Synchronous-reluctance motors are available from only a few manufacturers over a limited range of ratings — from 2 to 450 hp. Although these motors were once relegated to low-power applications such as web processing, they are beginning to emerge in general-purpose variable-speed applications such as fans and pumps. Recall that in this design, the rotor is free of both magnets and conductors. And its stator shares the lamination and winding configuration of widely available induction motors, making it a relatively affordable technology.

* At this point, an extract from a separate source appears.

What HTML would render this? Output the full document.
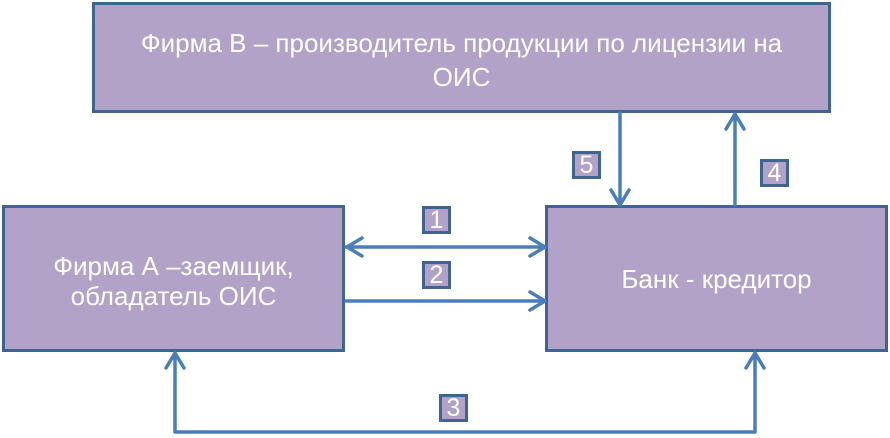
<!DOCTYPE html>
<html><head><meta charset="utf-8"><style>
body{margin:0;width:890px;height:438px;background:#fff;position:relative;overflow:hidden;font-family:"Liberation Sans","DejaVu Sans",sans-serif}
.b{position:absolute;background:#b3a2c7;border:3px solid #3f6492;box-sizing:border-box;color:#fff;display:flex;align-items:center;justify-content:center;text-align:center;font-size:26px;line-height:34px;white-space:nowrap}
.n{position:absolute;background:#b3a2c7;border:3px solid #3f6492;box-sizing:border-box;color:#fff;font-size:25px;text-align:center;line-height:22px;width:29px;height:28px}
svg{position:absolute;left:0;top:0}
</style></head><body>
<div class="b" style="left:92px;top:2px;width:739px;height:111px;padding-top:4px">Фирма В – производитель продукции по лицензии на<br>ОИС</div>
<div class="b" style="left:2px;top:205px;width:343px;height:147px;line-height:30px;padding-top:5px">Фирма А –заемщик,<br>обладатель ОИС</div>
<div class="b" style="left:545px;top:205px;width:343px;height:147px">Банк - кредитор</div>
<svg width="890" height="438" fill="none" stroke="#4a7ebb" stroke-width="3.5" stroke-linecap="round" stroke-linejoin="round">
<path d="M346 247H545M362 238l-15 9 15 9M530 238l15 9-15 9"/>
<path d="M346 301H545M530 292l15 9-15 9"/>
<path d="M620 113V205M611 190l9 15 9-15"/>
<path d="M735 205V114M726 129l9-15 9 15"/>
<path d="M175 353V432H755V353M166 368l9-15 9 15M746 368l9-15 9 15"/>
</svg>
<div class="n" style="left:422px;top:206px">1</div>
<div class="n" style="left:422px;top:261px">2</div>
<div class="n" style="left:572px;top:151px">5</div>
<div class="n" style="left:760px;top:159px">4</div>
<div class="n" style="left:439px;top:394px">3</div>
</body></html>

Switched-reluctance designs are available from just a handful of manufacturers and mostly as OEM-specific designs rather than general-purpose motors. The simple structure of both the rotor and stator help keep costs down. These motors have been applied in a range of niche applications where high speed is a factor, such as motion control in printers, traction applications in mining, and air compressors.
Pros and cons
There is no such thing as a universally perfect motor, only a motor that is the right fit for the intended application. Each technology has different strengths and weaknesses. Induction motors are inexpensive, widely available, and do not incorporate expensive permanent magnets; their inherent weakness is their rotor-slip losses. Nonsalient PM designs offer high efficiency, high torque density, and high speed, but only limited operation above their base speed. They also require permanent excitation and use expensive magnets. Salient-pole PM motors also offer high efficiency and high torque density, but feature permanent excitation and expensive magnets like their nonsalient counterparts.
Synchronous-reluctance designs work at high efficiency and high torque density without the need for permanent excitation or permanent magnets. However, they only offer a low power factor and limited high-speeds. Finally, switchedreluctance designs offer high-speeds and high-torque density, along with no need for permanent excitation or permanent magnets. Their drawbacks include acoustic noise, torque ripple, rotor-core loss, high fundamental frequency, and the need for a six-lead connection.